Sorprende la ausencia en el libro de Elste de la pionera grabación del violinista rumano Sergiu Luca (Nonesuch, 1977) cuyo equilibrio y fluidez, a medio camino entre el violín moderno y el instrumento de época, sigue sonando todavía interesante hoy. Y especialmente cuando para este discólogo alemán la primera grabación de Thomas Zehetmair, donde combina el violín moderno con elementos de la estética históricamente informada relacionada con su colaboración con Nikolaus Harnoncourt y su Concentus Musicus Wien, como la opción más convincente. Pero no nos adelantemos.
Mucho antes del “arco de Bach”, las soluciones decimonónicas habían propuesto la adicción de un discreto acompañamiento pianístico a esta música para violín solo para su interpretación dentro de una sala de conciertos. Fue algo que inició Mendelssohn, en Leipzig, y que continuó Schumann con un acompañamiento para el ciclo completo, que redactó entre 1852 y 1853. En la referida fuga de la BWV 1005 esa intervención pianística se limita tan sólo a un sencillo refuerzo armónico para fortalecer el discurrir contrapuntístico. También surgieron en estos años las primeras ediciones de intérprete o Interpretationsausgabe, donde la notación de Bach se adaptaba a las verdaderas posibilidades del instrumento, como lo demuestra la publicada por Ferdinand David, en 1843, en la editorial Kistner de Leipzig.
Pero todo cambió en la historia interpretativa de esta música por influencia de un joven violinista llamado Yehudi Menuhin. Él fue no sólo el primero que grabó el ciclo completo, entre 1933 y 1936 (Warner Music), sino también quien estableció su estándar sonoro para los siguientes cincuenta años. Un niño prodigio que empezó registrando, con tan sólo trece años (Naxos, 1929), una asombrosa versión de la problemática Sonata núm. 3 con tono claro y uniforme, tempo estable y unvibrato medido donde se evitaba cualquier atisbo de portamento.
Todas las grandes versiones venideras, como los famosos registros de Arthur Grumiaux (Philips, 1961) y de Nathan Milstein (Deutsche Grammophon, 1975), tomaron en consideración sus ideas. Pero, tal como indicamos, Elste destaca la grabación de Thomas Zehetmair (Teldec/Warner, 1982), como avanzadilla de una ideal tercera vía. Este violinista (y ahora también director de orquesta) nacido en Salzburgo hace 60 años no reniega de la estética tradicional del violín, pero la somete con una exquisita musicalidad a los principios tímbricos de la escuela de Harnoncourt.

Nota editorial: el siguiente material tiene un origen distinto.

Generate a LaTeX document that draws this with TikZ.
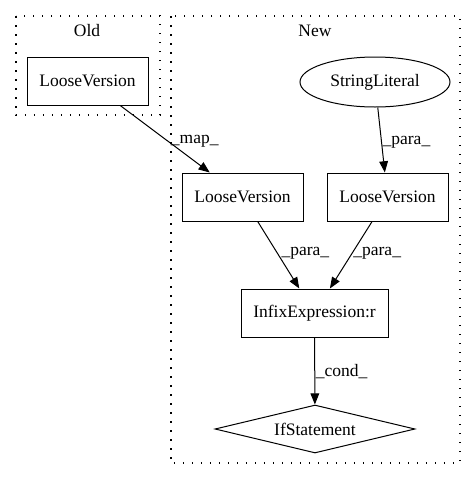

Su elocuencia le permite encontrar soluciones musicales más que convincentes para las tres fugas, aunque no así para la Ciaccona. En su grabación escuchamos un sonido pleno del instrumento, pero donde el virtuosismo convive con una inmensa paleta agógica y dinámica que ejemplifica a la perfección su versión de la fuga de la Sonata núm. 3.
Zehetmair ha revisitado el ciclo bachiano hace pocos años (ECM, 2016), pero ahora con violín barroco y toda la sabiduría virtuosística en sus dedos del instrumento moderno. En esta ocasión, su interpretación de la fuga de la Sonata núm. 3 es una referencia. Añade a su forma de tocar esa elegancia en la articulación que resulta tan atractiva en un instrumento de época, aquí además dentro del entorno sonoro reverberante que es seña de identidad del sello de Manfred Eicher, pero sin perder la sólida base adquirida después de tocar tanto tiempo esta música con su Stradivarius “Falmouth”, en los ochenta y noventa.
Ese Stradivarius, construido en torno a 1692, pasó a finales de los noventa a manos de Leonidas Kavakos. Y el violinista griego grabó con él su primera incursión parcial en la música para violín solo de Bach, en 2002, también en el sello ECM. Un disco donde combinó la música para violín y piano de Stravinsky, acompañada por Péter Nagy, con la primera partita y sonata de Bach. Pero de esa solidez un tanto rígida ha pasado, en la integral que acaba de lanzar Sony, a una lectura que ahonda en la exitosa tercera vía de Zehetmair.
En 2017, Kavakos pasó de un Stradivarius temprano a otro tardío, como el “Willemotte”, de 1734, que el constructor cremonés realizó con 90 años. Y quizá este instrumento le ha ayudado a madurar su incursión en esta música que ahora combina con una variada paleta de golpes de arco y detalles ornamentales cercanos a la interpretación históricamente informada. Concretamente, en la fuga de la Sonata núm. 3, Kavakos apuesta por una lectura admirablemente fluida y bien trazada a nivel contrapuntístico, pero también más austera en relación con las fugas de las dos sonatas anteriores. Con el tiempo quizá termine colocando en su barbilla un violín barroco, como ha hecho Zehetmair, para seguir ahondando en el espíritu de esta música infinita.